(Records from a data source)
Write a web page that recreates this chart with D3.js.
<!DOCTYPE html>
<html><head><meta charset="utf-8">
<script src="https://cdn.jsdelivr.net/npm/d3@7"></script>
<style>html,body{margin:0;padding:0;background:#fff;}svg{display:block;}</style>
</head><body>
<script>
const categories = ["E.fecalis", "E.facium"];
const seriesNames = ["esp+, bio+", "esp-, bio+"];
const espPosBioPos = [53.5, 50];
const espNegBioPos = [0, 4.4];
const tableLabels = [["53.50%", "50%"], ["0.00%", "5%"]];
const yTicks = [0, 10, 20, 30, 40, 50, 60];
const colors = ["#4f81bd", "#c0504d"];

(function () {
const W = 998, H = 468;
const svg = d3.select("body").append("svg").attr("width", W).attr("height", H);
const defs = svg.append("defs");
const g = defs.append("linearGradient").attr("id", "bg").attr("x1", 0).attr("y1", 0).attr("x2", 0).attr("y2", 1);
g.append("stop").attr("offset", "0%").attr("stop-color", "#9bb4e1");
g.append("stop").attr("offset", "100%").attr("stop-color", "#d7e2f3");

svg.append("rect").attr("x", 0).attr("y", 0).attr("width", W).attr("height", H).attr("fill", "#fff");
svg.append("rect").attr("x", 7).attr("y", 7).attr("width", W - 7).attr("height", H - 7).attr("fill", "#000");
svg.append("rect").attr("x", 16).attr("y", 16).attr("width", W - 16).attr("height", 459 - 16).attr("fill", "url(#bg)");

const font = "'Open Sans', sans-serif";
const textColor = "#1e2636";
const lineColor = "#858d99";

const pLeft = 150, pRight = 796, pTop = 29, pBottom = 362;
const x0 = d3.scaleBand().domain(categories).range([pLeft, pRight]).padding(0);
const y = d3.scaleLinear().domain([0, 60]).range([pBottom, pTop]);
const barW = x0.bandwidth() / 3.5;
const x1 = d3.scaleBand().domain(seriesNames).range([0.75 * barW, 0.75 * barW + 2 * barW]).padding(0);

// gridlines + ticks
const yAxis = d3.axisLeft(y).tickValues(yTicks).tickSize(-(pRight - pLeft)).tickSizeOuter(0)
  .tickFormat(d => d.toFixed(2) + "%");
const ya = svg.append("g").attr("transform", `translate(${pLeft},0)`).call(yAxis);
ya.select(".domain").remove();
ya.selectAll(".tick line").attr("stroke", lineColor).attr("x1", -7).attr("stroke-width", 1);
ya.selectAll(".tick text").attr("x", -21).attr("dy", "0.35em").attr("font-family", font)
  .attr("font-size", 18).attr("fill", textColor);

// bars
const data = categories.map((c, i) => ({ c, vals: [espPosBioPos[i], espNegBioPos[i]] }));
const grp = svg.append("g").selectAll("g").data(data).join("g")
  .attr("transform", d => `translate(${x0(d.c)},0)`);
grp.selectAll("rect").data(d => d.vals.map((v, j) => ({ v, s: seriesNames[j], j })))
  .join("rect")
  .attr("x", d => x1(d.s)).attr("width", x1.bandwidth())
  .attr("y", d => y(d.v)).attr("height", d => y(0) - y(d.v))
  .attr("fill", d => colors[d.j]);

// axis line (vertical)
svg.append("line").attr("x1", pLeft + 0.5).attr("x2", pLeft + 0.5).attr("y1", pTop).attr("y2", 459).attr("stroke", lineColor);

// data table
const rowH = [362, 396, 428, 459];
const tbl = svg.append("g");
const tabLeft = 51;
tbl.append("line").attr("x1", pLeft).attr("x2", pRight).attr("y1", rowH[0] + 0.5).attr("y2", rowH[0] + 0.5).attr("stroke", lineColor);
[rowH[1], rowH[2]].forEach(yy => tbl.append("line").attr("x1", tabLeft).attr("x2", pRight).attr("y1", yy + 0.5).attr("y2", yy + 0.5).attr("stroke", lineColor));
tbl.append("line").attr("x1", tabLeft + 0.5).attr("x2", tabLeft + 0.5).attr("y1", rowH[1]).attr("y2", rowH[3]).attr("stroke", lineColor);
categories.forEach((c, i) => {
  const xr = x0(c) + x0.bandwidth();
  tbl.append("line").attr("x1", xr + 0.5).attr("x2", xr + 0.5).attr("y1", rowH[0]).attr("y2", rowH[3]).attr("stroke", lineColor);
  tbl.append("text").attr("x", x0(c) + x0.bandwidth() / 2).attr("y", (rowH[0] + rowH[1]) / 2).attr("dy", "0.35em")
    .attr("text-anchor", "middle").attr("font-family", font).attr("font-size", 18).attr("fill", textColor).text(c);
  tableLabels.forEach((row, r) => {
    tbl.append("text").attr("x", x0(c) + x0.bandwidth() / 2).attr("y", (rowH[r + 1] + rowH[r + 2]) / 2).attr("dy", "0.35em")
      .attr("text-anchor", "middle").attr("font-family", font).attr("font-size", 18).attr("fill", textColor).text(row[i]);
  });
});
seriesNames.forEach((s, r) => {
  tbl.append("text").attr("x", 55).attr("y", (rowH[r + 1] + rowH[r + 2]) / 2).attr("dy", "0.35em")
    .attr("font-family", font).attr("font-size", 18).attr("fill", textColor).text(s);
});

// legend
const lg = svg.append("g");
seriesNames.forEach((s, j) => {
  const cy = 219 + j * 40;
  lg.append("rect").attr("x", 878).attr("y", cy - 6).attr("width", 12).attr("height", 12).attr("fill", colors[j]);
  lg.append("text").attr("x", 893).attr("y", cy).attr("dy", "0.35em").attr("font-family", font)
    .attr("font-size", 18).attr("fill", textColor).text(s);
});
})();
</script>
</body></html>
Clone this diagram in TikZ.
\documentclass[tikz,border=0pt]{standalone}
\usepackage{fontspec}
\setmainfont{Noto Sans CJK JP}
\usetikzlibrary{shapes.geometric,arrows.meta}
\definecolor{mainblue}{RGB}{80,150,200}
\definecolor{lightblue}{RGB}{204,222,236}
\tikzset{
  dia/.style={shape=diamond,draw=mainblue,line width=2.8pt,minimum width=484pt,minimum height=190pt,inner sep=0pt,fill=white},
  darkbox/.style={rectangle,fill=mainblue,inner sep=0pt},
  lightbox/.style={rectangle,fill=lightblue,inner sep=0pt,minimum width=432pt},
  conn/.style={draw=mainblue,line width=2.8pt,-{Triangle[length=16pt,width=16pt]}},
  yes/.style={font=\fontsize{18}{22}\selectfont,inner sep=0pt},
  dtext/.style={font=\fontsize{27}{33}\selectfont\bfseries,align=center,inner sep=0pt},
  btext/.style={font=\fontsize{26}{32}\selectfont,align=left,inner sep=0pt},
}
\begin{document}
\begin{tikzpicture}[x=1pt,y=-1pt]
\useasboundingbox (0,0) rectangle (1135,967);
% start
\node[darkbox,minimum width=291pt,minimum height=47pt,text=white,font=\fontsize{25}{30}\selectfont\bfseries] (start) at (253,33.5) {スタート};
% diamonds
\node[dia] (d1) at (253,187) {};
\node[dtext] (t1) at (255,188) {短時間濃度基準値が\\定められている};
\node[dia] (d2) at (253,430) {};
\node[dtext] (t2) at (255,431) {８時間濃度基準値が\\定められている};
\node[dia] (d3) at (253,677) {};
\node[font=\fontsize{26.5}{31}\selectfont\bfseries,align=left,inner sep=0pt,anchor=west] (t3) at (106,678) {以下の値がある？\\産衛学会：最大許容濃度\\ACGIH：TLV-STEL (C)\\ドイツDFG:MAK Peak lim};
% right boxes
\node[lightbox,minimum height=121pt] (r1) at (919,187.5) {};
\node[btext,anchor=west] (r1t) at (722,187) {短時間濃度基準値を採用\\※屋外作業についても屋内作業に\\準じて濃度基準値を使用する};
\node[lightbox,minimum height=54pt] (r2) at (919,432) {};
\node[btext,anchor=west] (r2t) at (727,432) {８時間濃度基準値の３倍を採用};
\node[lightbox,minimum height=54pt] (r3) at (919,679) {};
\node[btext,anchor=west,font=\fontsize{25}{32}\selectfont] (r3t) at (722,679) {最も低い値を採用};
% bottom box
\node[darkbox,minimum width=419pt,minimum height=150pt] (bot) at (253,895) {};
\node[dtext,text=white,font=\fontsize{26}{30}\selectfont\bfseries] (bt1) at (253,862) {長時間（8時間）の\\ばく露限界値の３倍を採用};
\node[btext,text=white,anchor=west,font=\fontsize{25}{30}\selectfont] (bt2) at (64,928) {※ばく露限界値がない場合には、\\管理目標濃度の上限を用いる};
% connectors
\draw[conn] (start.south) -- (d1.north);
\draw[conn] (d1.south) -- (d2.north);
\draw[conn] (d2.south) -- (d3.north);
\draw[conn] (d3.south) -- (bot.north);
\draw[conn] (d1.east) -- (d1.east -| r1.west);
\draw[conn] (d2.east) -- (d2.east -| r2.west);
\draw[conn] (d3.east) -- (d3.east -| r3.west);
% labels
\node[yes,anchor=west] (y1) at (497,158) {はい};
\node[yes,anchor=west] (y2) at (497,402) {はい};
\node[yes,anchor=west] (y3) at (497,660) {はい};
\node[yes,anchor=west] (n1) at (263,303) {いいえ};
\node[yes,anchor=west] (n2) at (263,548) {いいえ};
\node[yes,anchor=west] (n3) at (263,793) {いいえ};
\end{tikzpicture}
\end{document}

▸ EXERCISE GOAL: Print the material above verbatim, first line through the line containing "const x1 = d3.scaleBand().domain(seriesNames).range([0.75", both included.

▸ SOLUTION FOR THIS PROBLEM:
Write a web page that recreates this chart with D3.js.
<!DOCTYPE html>
<html><head><meta charset="utf-8">
<script src="https://cdn.jsdelivr.net/npm/d3@7"></script>
<style>html,body{margin:0;padding:0;background:#fff;}svg{display:block;}</style>
</head><body>
<script>
const categories = ["E.fecalis", "E.facium"];
const seriesNames = ["esp+, bio+", "esp-, bio+"];
const espPosBioPos = [53.5, 50];
const espNegBioPos = [0, 4.4];
const tableLabels = [["53.50%", "50%"], ["0.00%", "5%"]];
const yTicks = [0, 10, 20, 30, 40, 50, 60];
const colors = ["#4f81bd", "#c0504d"];

(function () {
const W = 998, H = 468;
const svg = d3.select("body").append("svg").attr("width", W).attr("height", H);
const defs = svg.append("defs");
const g = defs.append("linearGradient").attr("id", "bg").attr("x1", 0).attr("y1", 0).attr("x2", 0).attr("y2", 1);
g.append("stop").attr("offset", "0%").attr("stop-color", "#9bb4e1");
g.append("stop").attr("offset", "100%").attr("stop-color", "#d7e2f3");

svg.append("rect").attr("x", 0).attr("y", 0).attr("width", W).attr("height", H).attr("fill", "#fff");
svg.append("rect").attr("x", 7).attr("y", 7).attr("width", W - 7).attr("height", H - 7).attr("fill", "#000");
svg.append("rect").attr("x", 16).attr("y", 16).attr("width", W - 16).attr("height", 459 - 16).attr("fill", "url(#bg)");

const font = "'Open Sans', sans-serif";
const textColor = "#1e2636";
const lineColor = "#858d99";

const pLeft = 150, pRight = 796, pTop = 29, pBottom = 362;
const x0 = d3.scaleBand().domain(categories).range([pLeft, pRight]).padding(0);
const y = d3.scaleLinear().domain([0, 60]).range([pBottom, pTop]);
const barW = x0.bandwidth() / 3.5;
const x1 = d3.scaleBand().domain(seriesNames).range([0.75 * barW, 0.75 * barW + 2 * barW]).padding(0);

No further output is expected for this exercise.